Kean mourait insolvable, ruiné d’esprit et de corps tout autant que de fortune. Les créanciers accoururent et se partagèrent ses dépouilles. Le mobilier du cottage de l’île de Bute fut vendu. On mit aux enchères les dons des souverains, les gages précieux de l’admiration publique, que dans sa détresse l’éminent artiste avait encore conservés. Une tabatière et deux épées, hommage de lord Byron, comptent parmi les épaves de ce naufrage désastreux. Le magnifique vase d’argent[2], sculpté d’après le fameux Warwick-Vase, que la troupe et le comité de Drury-Lane, se cotisant, avaient offert en 1816 à l’homme dont le magique talent venait de sauver ce théâtre, passa, lui aussi, sous le marteau de l’auctioneer. Le sort final de cette relique n’est pas médiocrement curieux. Un an après que Charles Kean, bien à regret, l’eut laissé passer en des mains étrangères, il la retrouva étalée au vitrail d’un doreur du Strand.

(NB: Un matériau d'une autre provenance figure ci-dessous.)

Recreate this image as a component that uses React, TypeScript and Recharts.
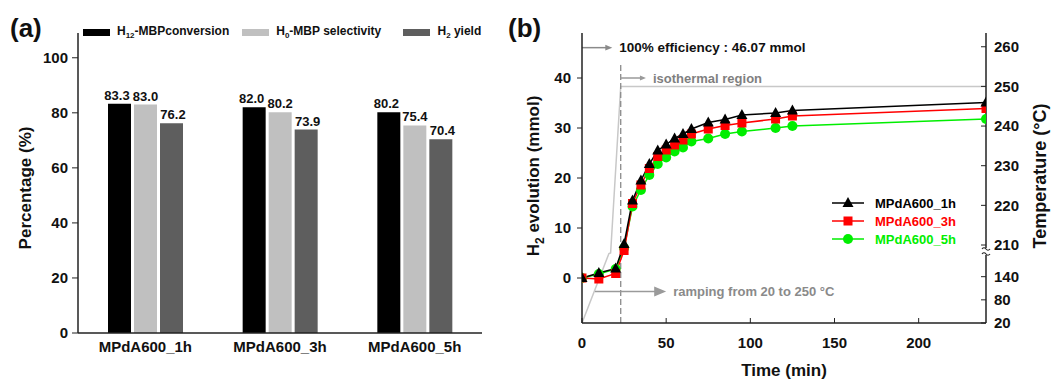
import React from "react";
import {
  BarChart,
  Bar,
  XAxis,
  YAxis,
  LabelList,
  Legend,
  ComposedChart,
  Line,
  ReferenceLine,
} from "recharts";

const FONT = "'Liberation Sans', Arial, Helvetica, sans-serif";
const AX = "#222";
const INK = "#111";

// (a) conversion / selectivity / yield per catalyst
const samples = ["MPdA600_1h", "MPdA600_3h", "MPdA600_5h"];
const conversion = [83.3, 82.0, 80.2];
const selectivity = [83.0, 80.2, 75.4];
const h2Yield = [76.2, 73.9, 70.4];
const pctTicks = [0, 20, 40, 60, 80, 100];
const barKeys = ["conversion", "selectivity", "yield"];
const barColors = ["#000000", "#c0c0c0", "#5e5e5e"];
const labelShift = [-2.5, 0, 1.5];
// [main, subscript, rest]
const barNames = [
  ["H", "12", "-MBPconversion"],
  ["H", "0", "-MBP selectivity"],
  ["H", "2", " yield"],
];

// (b) H2 evolution vs time
const times = [0, 10, 20, 25, 30, 35, 40, 45, 50, 55, 60, 65, 75, 85, 95, 115, 125, 240];
const evo1h = [0, 1.0, 1.9, 6.8, 15.5, 19.5, 22.8, 25.5, 26.7, 27.9, 28.8, 29.8, 31.1, 31.7, 32.6, 33.0, 33.5, 35.1];
const evo3h = [0, -0.2, 0.9, 5.5, 14.9, 18.6, 21.9, 24.3, 25.6, 26.6, 27.6, 28.8, 29.8, 30.5, 31.0, 31.8, 32.4, 33.9];
const evo5h = [0, 0.8, 1.8, 6.0, 14.3, 17.6, 20.6, 22.8, 24.1, 25.3, 26.1, 27.3, 27.9, 28.8, 29.3, 30.0, 30.4, 31.8];
const timeTicks = [0, 50, 100, 150, 200];
const evoTicks = [0, 10, 20, 30, 40];
const lineNames = ["MPdA600_1h", "MPdA600_3h", "MPdA600_5h"];
const lineColors = ["#000000", "#ff0000", "#00ee00"];
const lineShapes = ["triangle", "square", "circle"];

// temperature profile, right axis is broken between 140 and 210 °C
const tempTimes = [0, 16, 17, 23, 240];
const tempValues = [20, 200, 208, 250, 250];
const tempTicks = [20, 80, 140, 210, 220, 230, 240, 250, 260];
const rampEnd = 23;
const fullEfficiency = 46.07;

const tempToAxis = (T: number) =>
  T >= 205 ? 6.6 + (T - 210) * 0.793 : -9 + (T - 20) * 0.0772;

const barRows = samples.map((name, i) => ({
  name,
  conversion: conversion[i],
  selectivity: selectivity[i],
  yield: h2Yield[i],
}));
const evoRows = times.map((t, i) => ({ t, s1: evo1h[i], s3: evo3h[i], s5: evo5h[i] }));
const tempRows = tempTimes.map((t, i) => ({ t, temp: tempToAxis(tempValues[i]) }));

const tickStyle = { fontSize: 15, fontWeight: 700, fill: INK, fontFamily: FONT };

function Marker({ cx, cy, shape, color }: any) {
  if (cx == null || cy == null) return null;
  if (shape === "triangle")
    return <polygon points={`${cx},${cy - 6} ${cx - 5.5},${cy + 4} ${cx + 5.5},${cy + 4}`} fill={color} />;
  if (shape === "square") return <rect x={cx - 4.5} y={cy - 4.5} width={9} height={9} fill={color} />;
  return <circle cx={cx} cy={cy} r={5} fill={color} />;
}

function arrowShape(text: string, color: string, head: number, textColor: string, size = 13) {
  return (p: any) => {
    const { x1, y1, x2, y2 } = p;
    return (
      <g>
        <line x1={x1} y1={y1} x2={x2 - head + 1} y2={y2} stroke={color} strokeWidth={1.5} />
        <polygon points={`${x2},${y2} ${x2 - head},${y2 - head * 0.42} ${x2 - head},${y2 + head * 0.42}`} fill={color} />
        <text x={x2 + 7} y={y2} dy="0.35em" fontSize={size} fontWeight={700} fill={textColor} fontFamily={FONT}>
          {text}
        </text>
      </g>
    );
  };
}

function TempTick(props: any) {
  const { x, y, payload } = props;
  const T = tempTicks.find((v) => Math.abs(tempToAxis(v) - payload.value) < 1e-6);
  const ax = x - 8;
  return (
    <g>
      <text x={x} y={y} dy="0.35em" textAnchor="start" {...tickStyle}>
        {T}
      </text>
      {T === 210 && (
        <g fill="none" stroke={AX} strokeWidth={1.2}>
          <rect x={ax - 2} y={y + 3} width={4} height={7} fill="#fff" stroke="none" />
          <path d={`M ${ax - 4} ${y + 4} q 2 -2.5 4 0 t 4 0`} />
          <path d={`M ${ax - 4} ${y + 9} q 2 -2.5 4 0 t 4 0`} />
        </g>
      )}
    </g>
  );
}

function BarLegend() {
  const widths = [160, 162, 100];
  return (
    <div style={{ display: "flex", fontFamily: FONT, fontSize: 12, fontWeight: 700, color: INK, lineHeight: "14px" }}>
      {barNames.map((n, i) => (
        <div key={i} style={{ width: widths[i], display: "flex", alignItems: "center" }}>
          <span style={{ width: 27, height: 7, background: barColors[i], marginRight: 7, display: "inline-block" }} />
          <span>
            {n[0]}
            <span style={{ fontSize: 8, position: "relative", top: 3 }}>{n[1]}</span>
            {n[2]}
          </span>
        </div>
      ))}
    </div>
  );
}

function LineLegend() {
  return (
    <div style={{ fontFamily: FONT, fontSize: 13, fontWeight: 700 }}>
      {lineNames.map((n, i) => (
        <div key={n} style={{ display: "flex", alignItems: "center", height: 18 }}>
          <svg width={32} height={14} style={{ marginRight: 11 }}>
            <line x1={0} y1={7} x2={32} y2={7} stroke={lineColors[i]} strokeWidth={1.5} />
            <Marker cx={16} cy={7} shape={lineShapes[i]} color={lineColors[i]} />
          </svg>
          <span style={{ color: lineColors[i] }}>{n}</span>
        </div>
      ))}
    </div>
  );
}

export default function App() {
  const axisLine = { stroke: AX, strokeWidth: 1.5 };
  const titleProps = { fontSize: 17, fontWeight: 700, fill: INK, fontFamily: FONT, textAnchor: "middle" as const };
  const panelLabel = { position: "absolute" as const, top: 15, fontFamily: FONT, fontWeight: 700, fontSize: 26, lineHeight: "26px", color: INK };

  return (
    <div style={{ position: "absolute", left: 0, top: 0, width: 1054, height: 379, background: "#fff" }}>
      <div style={{ ...panelLabel, left: 10 }}>(a)</div>
      <div style={{ ...panelLabel, left: 508 }}>(b)</div>

      <div style={{ position: "absolute", left: 0, top: 0 }}>
        <BarChart width={500} height={379} data={barRows} margin={{ top: 33, right: 18, bottom: 0, left: 0 }} barGap={3}>
          <XAxis dataKey="name" height={46} tickLine={false} tickSize={0} tickMargin={8} axisLine={axisLine} tick={tickStyle} interval={0} />
          <XAxis xAxisId="top" orientation="top" dataKey="name" height={0} tick={false} tickLine={false} axisLine={axisLine} />
          <YAxis
            width={78}
            domain={[0, 109]}
            ticks={pctTicks}
            interval={0}
            allowDataOverflow
            tickSize={6}
            tickMargin={4}
            tick={tickStyle}
            axisLine={axisLine}
            tickLine={{ stroke: AX }}
            label={{
              content: () => (
                <text x={25} y={188} transform="rotate(-90 25 188)" dy="0.35em" {...titleProps}>
                  Percentage (%)
                </text>
              ),
            }}
          />
          <YAxis yAxisId="r" orientation="right" width={0} domain={[0, 1]} tick={false} tickLine={false} axisLine={axisLine} />
          {barKeys.map((k, i) => (
            <Bar key={k} dataKey={k} fill={barColors[i]} barSize={23} isAnimationActive={false}>
              <LabelList
                dataKey={k}
                position="top"
                offset={4}
                dx={labelShift[i]}
                formatter={(v: any) => Number(v).toFixed(1)}
                style={{ fontSize: 13, fontWeight: 700, fill: INK, fontFamily: FONT }}
              />
            </Bar>
          ))}
          <Legend
            layout="horizontal"
            verticalAlign="middle"
            align="center"
            content={() => <BarLegend />}
            wrapperStyle={{ top: 24, left: 83, width: 420 }}
          />
        </BarChart>
      </div>

      <div style={{ position: "absolute", left: 520, top: 0 }}>
        <ComposedChart width={534} height={379} data={evoRows} margin={{ top: 33, right: 0, bottom: 0, left: 0 }}>
          <XAxis
            dataKey="t"
            type="number"
            domain={[0, 240]}
            ticks={timeTicks}
            interval={0}
            allowDataOverflow
            height={56}
            tickSize={-5}
            tickMargin={19}
            tick={tickStyle}
            axisLine={axisLine}
            tickLine={{ stroke: AX }}
            label={{
              content: () => (
                <text x={264} y={370} dy="0.35em" {...titleProps}>
                  Time (min)
                </text>
              ),
            }}
          />
          <XAxis xAxisId="top" orientation="top" type="number" dataKey="t" domain={[0, 240]} height={0} tick={false} tickLine={false} axisLine={axisLine} />
          <YAxis
            yAxisId="h2"
            width={62}
            domain={[-9, 49]}
            ticks={evoTicks}
            interval={0}
            allowDataOverflow
            tickSize={5}
            tickMargin={6}
            tick={tickStyle}
            axisLine={axisLine}
            tickLine={{ stroke: AX }}
            label={{
              content: () => (
                <text x={13} y={176} transform="rotate(-90 13 176)" dy="0.35em" {...titleProps}>
                  H<tspan fontSize={12} dy={5}>2</tspan>
                  <tspan dy={-5}> evolution (mmol)</tspan>
                </text>
              ),
            }}
          />
          <YAxis
            yAxisId="temp"
            orientation="right"
            width={68}
            domain={[-9, 49]}
            ticks={tempTicks.map(tempToAxis)}
            interval={0}
            allowDataOverflow
            tickSize={-5}
            tickMargin={13}
            tick={(p: any) => <TempTick {...p} />}
            axisLine={axisLine}
            tickLine={{ stroke: AX }}
            label={{
              content: () => (
                <text x={520} y={176} transform="rotate(-90 520 176)" dy="0.35em" {...titleProps} fontSize={18}>
                  Temperature (°C)
                </text>
              ),
            }}
          />

          <Line
            data={tempRows}
            dataKey="temp"
            yAxisId="temp"
            type="linear"
            stroke="#c8c8c8"
            strokeWidth={1.5}
            dot={false}
            activeDot={false}
            isAnimationActive={false}
          />
          <ReferenceLine
            yAxisId="h2"
            segment={[{ x: rampEnd, y: -9 }, { x: rampEnd, y: 43 }]}
            stroke="#8a8a8a"
            strokeWidth={1.3}
            strokeDasharray="6 3"
            ifOverflow="visible"
          />
          <ReferenceLine
            yAxisId="h2"
            segment={[{ x: 0, y: fullEfficiency }, { x: 18, y: fullEfficiency }]}
            ifOverflow="visible"
            shape={arrowShape("100% efficiency : 46.07 mmol", "#8a8a8a", 7, INK, 13.5)}
          />
          <ReferenceLine
            yAxisId="h2"
            segment={[{ x: rampEnd, y: 40 }, { x: 38, y: 40 }]}
            ifOverflow="visible"
            shape={arrowShape("isothermal region", "#9a9a9a", 6, "#7f7f7f")}
          />
          <ReferenceLine
            yAxisId="h2"
            segment={[{ x: 7.7, y: -2.7 }, { x: 50, y: -2.7 }]}
            ifOverflow="visible"
            shape={arrowShape("ramping from 20 to 250 °C", "#9a9a9a", 12, "#8a8a8a")}
          />

          {[2, 1, 0].map((i) => (
            <Line
              key={lineNames[i]}
              yAxisId="h2"
              dataKey={["s1", "s3", "s5"][i]}
              type="linear"
              stroke={lineColors[i]}
              strokeWidth={1.5}
              activeDot={false}
              isAnimationActive={false}
              dot={(p: any) => (
                <Marker key={`${i}-${p.index}`} cx={p.cx} cy={p.cy} shape={lineShapes[i]} color={lineColors[i]} />
              )}
            />
          ))}

          <Legend
            layout="horizontal"
            verticalAlign="middle"
            align="center"
            content={() => <LineLegend />}
            wrapperStyle={{ top: 194, left: 312, width: 160 }}
          />
        </ComposedChart>
      </div>
    </div>
  );
}
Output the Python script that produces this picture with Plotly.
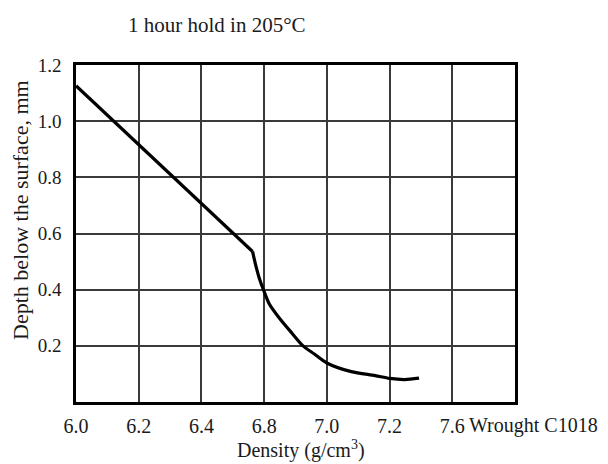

Entrant aussitôt chez ce marchand, il se nomma, lui expliqua l’intérêt tout personnel qui s’attachait pour lui à la possession de ce riche mémorial, et lui manifesta le désir de le racheter aussitôt que ses ressources pécuniaires le mettraient à même de remplir ce pieux devoir. Le soir du même jour, le vase précieux était enlevé par un voleur habile, et la forte récompense promise par le propriétaire à quiconque le lui rapporterait n’en a

  1. Acte III, scène III.
  2. Il avait coûté 300 livres sterling ou 7,500 francs.